Are you getting cloudy, milky-looking water coming out of your tap? This is a common problem. Let’s troubleshoot it.

There could be a number of things happening with your water, but with some patience it should be easy enough to figure out what’s happening, or at least rule out some things before calling in outside help.

If the water coming out of your faucet appears cloudy, the first thing you should do is run some into a clear glass and let it sit. Over the next minute or two, observe what happens. Does the milky, opaque look clear from the bottom up, leaving you with a perfectly clear glass of water? This means that the lack of clarity was caused by air and it’s totally healthy and fine to drink. This is the most common cause of cloudy water and while it’s annoying, it’s nothing to worry about.

If the water doesn’t clear or the contents starts to settle to the bottom of the glass then you have sediment in the water. This may or may not be something you want to drink, and you should explore water filtering. If you are concerned with the source of the sediment, then you should consider water testing as well.

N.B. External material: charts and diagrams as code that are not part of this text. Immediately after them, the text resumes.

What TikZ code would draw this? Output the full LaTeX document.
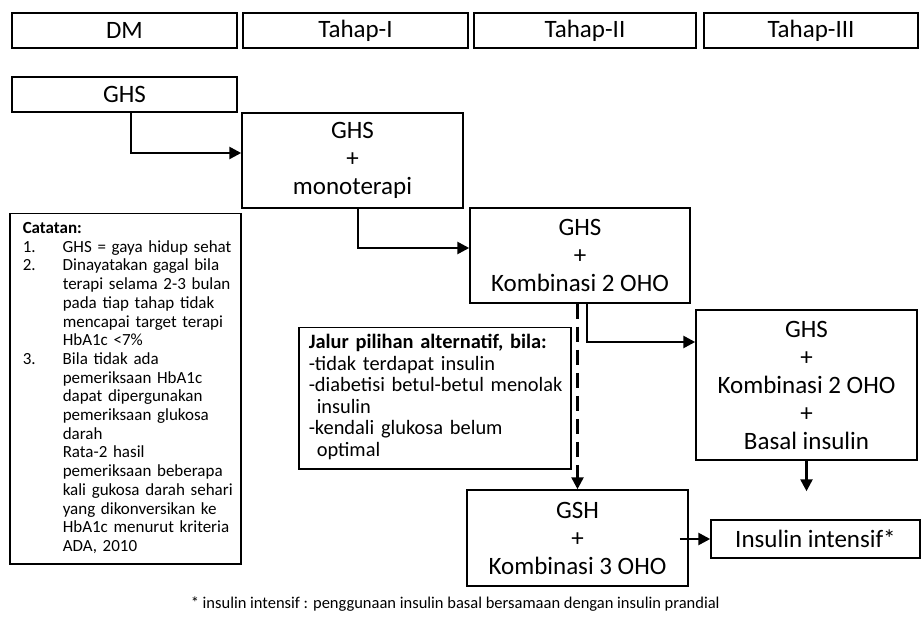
\documentclass[tikz,border=0pt]{standalone}
\usepackage{fontspec}
\setmainfont{Carlito}
\usetikzlibrary{arrows.meta}

\newcommand{\nnum}[1]{\makebox[40pt][l]{#1}}
\newcommand{\nind}{\hspace*{40pt}}

\begin{document}
\begin{tikzpicture}[x=1pt, y=-1pt,
   every node/.style={draw, line width=1.5pt, inner sep=0pt, align=center,
                      font=\fontsize{25}{28}\selectfont},
   stage/.style={minimum height=35pt},
   therapy/.style={minimum width=221pt, minimum height=95pt},
   flow/.style={line width=2.6pt, -{Triangle[length=12pt,width=12pt]}},
   altflow/.style={flow, dash pattern=on 15pt off 8pt}]

\useasboundingbox (0,0) rectangle (923,617);

\node[stage, minimum width=225pt] (dm)    at (124.5,30.5) {DM};
\node[stage, minimum width=225pt] (tahap1) at (355.5,30.5) {Tahap-I};
\node[stage, minimum width=222pt] (tahap2) at (585,30.5)  {Tahap-II};
\node[stage, minimum width=214pt] (tahap3) at (811,30.5)  {Tahap-III};

\node[stage, minimum width=225pt] (ghs) at (124.5,94.5) {GHS};
\node[therapy] (mono)  at (352.5,160.5) {GHS\\+\\monoterapi};
\node[therapy, minimum width=220pt] (komb2) at (580,255.5) {GHS\\+\\Kombinasi 2 OHO};
\node[therapy, minimum height=150pt] (basal) at (806.5,385) {GHS\\+\\Kombinasi 2 OHO\\+\\Basal insulin};
\node[therapy, minimum height=96pt] (komb3) at (577.5,538) {GSH\\+\\Kombinasi 3 OHO};
\node[stage, minimum width=209pt, minimum height=38pt] (intensif) at (815.5,539) {Insulin intensif*};

\node[anchor=north west, minimum height=350pt, text width=205pt, inner xsep=13pt, align=left,
      font=\fontsize{17}{18.7}\selectfont] (catatan) at (9,213) {%
  \begin{tabular}{@{}l@{}}
  \textbf{Catatan:}\\
  \nnum{1.}GHS = gaya hidup sehat\\
  \nnum{2.}Dinayatakan gagal bila\\
  \nind terapi selama 2-3 bulan\\
  \nind pada tiap tahap tidak\\
  \nind mencapai target terapi\\
  \nind HbA1c <7\%\\
  \nnum{3.}Bila tidak ada\\
  \nind pemeriksaan HbA1c\\
  \nind dapat dipergunakan\\
  \nind pemeriksaan glukosa\\
  \nind darah\\
  \nind Rata-2 hasil\\
  \nind pemeriksaan beberapa\\
  \nind kali gukosa darah sehari\\
  \nind yang dikonversikan ke\\
  \nind HbA1c menurut kriteria\\
  \nind ADA, 2010
  \end{tabular}};

\node[anchor=north west, minimum height=141pt, text width=252pt, inner xsep=10pt, align=left,
      font=\fontsize{20.4}{21.5}\selectfont] (alternatif) at (298,327) {%
  \begin{tabular}{@{}l@{}}
  \textbf{Jalur pilihan alternatif, bila:}\\
  -tidak terdapat insulin\\
  -diabetisi betul-betul menolak\\
  \hspace*{8pt}insulin\\
  -kendali glukosa belum\\
  \hspace*{8pt}optimal
  \end{tabular}};

\node[draw=none, anchor=west, font=\fontsize{16.5}{18}\selectfont] (catatankaki) at (190,604)
  {* insulin intensif : penggunaan insulin basal bersamaan dengan insulin prandial};

\draw[flow] ([xshift=6.5pt]ghs.south) |- ([yshift=7.5pt]mono.west);
\draw[flow] ([xshift=5.5pt]mono.south) |- ([yshift=7.5pt]komb2.west);
\draw[flow] ([xshift=7pt]komb2.south) |- ([yshift=43pt]basal.west);
\draw[altflow] (komb2.south -| komb3.north) -- (komb3.north);
\draw[flow] (basal.south) -- ([yshift=28pt]intensif.north -| basal.south);
\draw[flow] ([xshift=-9pt]komb3.east |- intensif.west) -- (intensif.west);

\end{tikzpicture}
\end{document}
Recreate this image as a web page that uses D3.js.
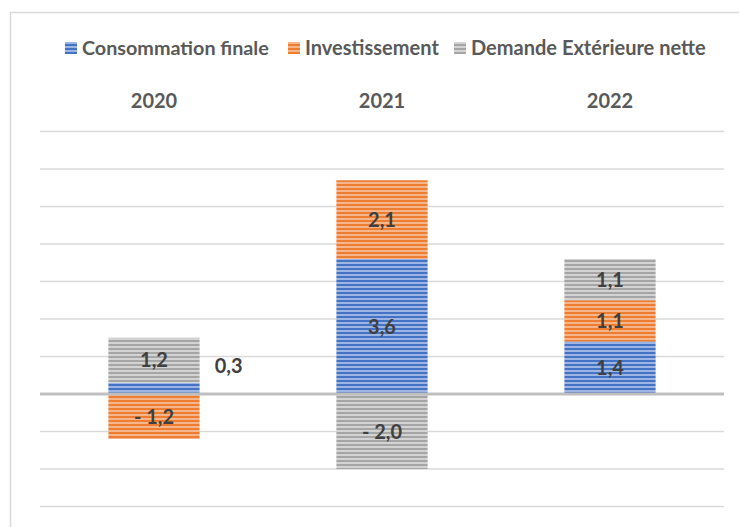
<!DOCTYPE html>
<html><head><meta charset="utf-8">
<script src="https://cdn.jsdelivr.net/npm/d3@7"></script>
<style>body{margin:0;background:#fff}svg{display:block}</style>
</head><body>
<svg id="c" width="739" height="527"></svg>
<script>
const years = ["2020", "2021", "2022"];
const seriesNames = ["Consommation finale", "Investissement", "Demande Extérieure nette"];
const consommation = [0.3, 3.6, 1.4];
const investissement = [-1.2, 2.1, 1.1];
const demandeExt = [1.2, -2.0, 1.1];
const yTicks = [-3, -2, -1, 0, 1, 2, 3, 4, 5, 6, 7];
const colors = ["#4472c4", "#ed7d31", "#a5a5a5"];
const lightColors = ["#9db5e3", "#f6b58a", "#d3d3d3"];

const svg = d3.select("#c");
const FONT = "Lato, 'Open Sans', sans-serif";

// frame
svg.append("line").attr("x1", 10).attr("x2", 739).attr("y1", 12.5).attr("y2", 12.5).attr("stroke", "#d9d9d9").attr("stroke-width", 1.5);
svg.append("line").attr("x1", 10.5).attr("x2", 10.5).attr("y1", 12).attr("y2", 527).attr("stroke", "#d9d9d9").attr("stroke-width", 1.5);

// patterns
const defs = svg.append("defs");
colors.forEach((c, i) => {
  const p = defs.append("pattern").attr("id", "pat" + i).attr("patternUnits", "userSpaceOnUse")
    .attr("width", 8).attr("height", 4);
  p.append("rect").attr("width", 8).attr("height", 4).attr("fill", lightColors[i]);
  p.append("rect").attr("y", 0).attr("width", 8).attr("height", 2).attr("fill", c);
});

const x = d3.scaleBand().domain(years).range([40, 724]).paddingInner(0.6).paddingOuter(0.3);
const y = d3.scaleLinear().domain([-3, 7]).range([506.5, 131.5]);

// gridlines
svg.append("g").selectAll("line").data(yTicks.filter(t => t !== 0)).join("line")
  .attr("x1", 40).attr("x2", 724).attr("y1", d => y(d)).attr("y2", d => y(d))
  .attr("stroke", "#d9d9d9").attr("stroke-width", 1.5);

// data
const rows = years.map((yr, i) => ({year: yr, s0: consommation[i], s1: investissement[i], s2: demandeExt[i]}));
const stack = d3.stack().keys(["s0", "s1", "s2"]).offset(d3.stackOffsetDiverging);
const layers = stack(rows);

const g = svg.append("g");
layers.forEach((layer, li) => {
  g.selectAll(null).data(layer).join("rect")
    .attr("x", d => x(d.data.year))
    .attr("width", x.bandwidth())
    .attr("y", d => y(Math.max(d[0], d[1])))
    .attr("height", d => Math.abs(y(d[0]) - y(d[1])))
    .attr("fill", "url(#pat" + li + ")");
});

// zero line
svg.append("line").attr("x1", 40).attr("x2", 724).attr("y1", y(0)).attr("y2", y(0))
  .attr("stroke", "#bfbfbf").attr("stroke-width", 3);

// labels
const fmt = v => (v < 0 ? "- " : "") + d3.format(".1f")(Math.abs(v)).replace(".", ",");
layers.forEach((layer, li) => {
  layer.forEach(d => {
    const v = d.data[layer.key];
    const small = Math.abs(y(d[0]) - y(d[1])) < 20;
    const cx = small ? x(d.data.year) + x.bandwidth() + 29 : x(d.data.year) + x.bandwidth() / 2;
    const cy = small ? 366 : (y(d[0]) + y(d[1])) / 2;
    svg.append("text").attr("x", cx).attr("y", cy).attr("dy", "0.35em")
      .attr("text-anchor", "middle").attr("font-family", FONT).attr("font-weight", "bold")
      .attr("font-size", 20).attr("fill", "#404040").text(fmt(v));
  });
});

// category labels at top
svg.append("g").selectAll("text").data(years).join("text")
  .attr("x", d => x(d) + x.bandwidth() / 2).attr("y", 101).attr("dy", "0.35em")
  .attr("text-anchor", "middle").attr("font-family", FONT).attr("font-weight", "bold")
  .attr("font-size", 20).attr("fill", "#595959").text(d => d);

// legend
const legX = [65, 288, 454];
const legTextW = [187, 134, 235];
seriesNames.forEach((n, i) => {
  const lg = svg.append("g");
  lg.append("rect").attr("x", legX[i]).attr("y", 42).attr("width", 12).attr("height", 12).attr("fill", "url(#pat" + i + ")");
  const t = lg.append("text").attr("x", legX[i] + 17).attr("y", 48).attr("dy", "0.35em")
    .attr("font-family", FONT).attr("font-weight", "bold").attr("font-size", 16)
    .attr("fill", "#595959").text(n);
  const w = t.node().getComputedTextLength();
  t.attr("font-size", 16 * legTextW[i] / w);
});
</script>
</body></html>
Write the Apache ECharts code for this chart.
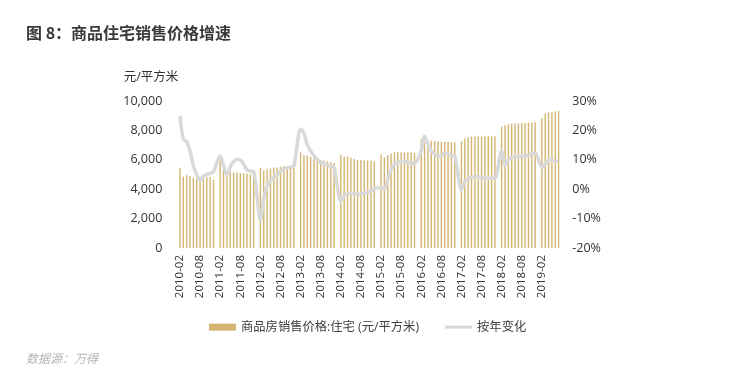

If you are in an area where there is drilling for oil or natural gas then your water might contain methane. Methane has no smell so it’s not easy to detect, but it is flammable so you definitely do not want it in your water. Luckily, this is relatively rare and localized to areas where it’s often a known issue. Water that contains methane needs to be aerated before it’s used in a household. We’d recommend consulting a profession for advice on this procedure.

For the most part, cloudy tap water is nothing to worry about. If you are concerned and the problem doesn’t fix itself quickly (especially by letting the glass sit), then speaking with a plumber is always a good option. In the case of sediment in the water you can purchase a filter or filtration system for your home, but ideally you’d be able to figure out the source of the sediment as well as addressing the water quality before consumption.

To clear up any confusion, cloudiness in water is often referred to as turbidity, but specifically generally concerns itself with particulate in the water, not air that will quickly dissipate. Turbidity is measured in Formazin Turbidity Units (FTU) or the ISO equivalent of FNU (Formazin Nephelometric Units). In the US home should have an NTU lower than 1.0 while processing plants must maintain a rating at or below 0.3 NTU in 95% of test samples. The World Health Organization advises on a NTU measurement of under 5.0 but recommends ideal conditions of under 1.0 NTU.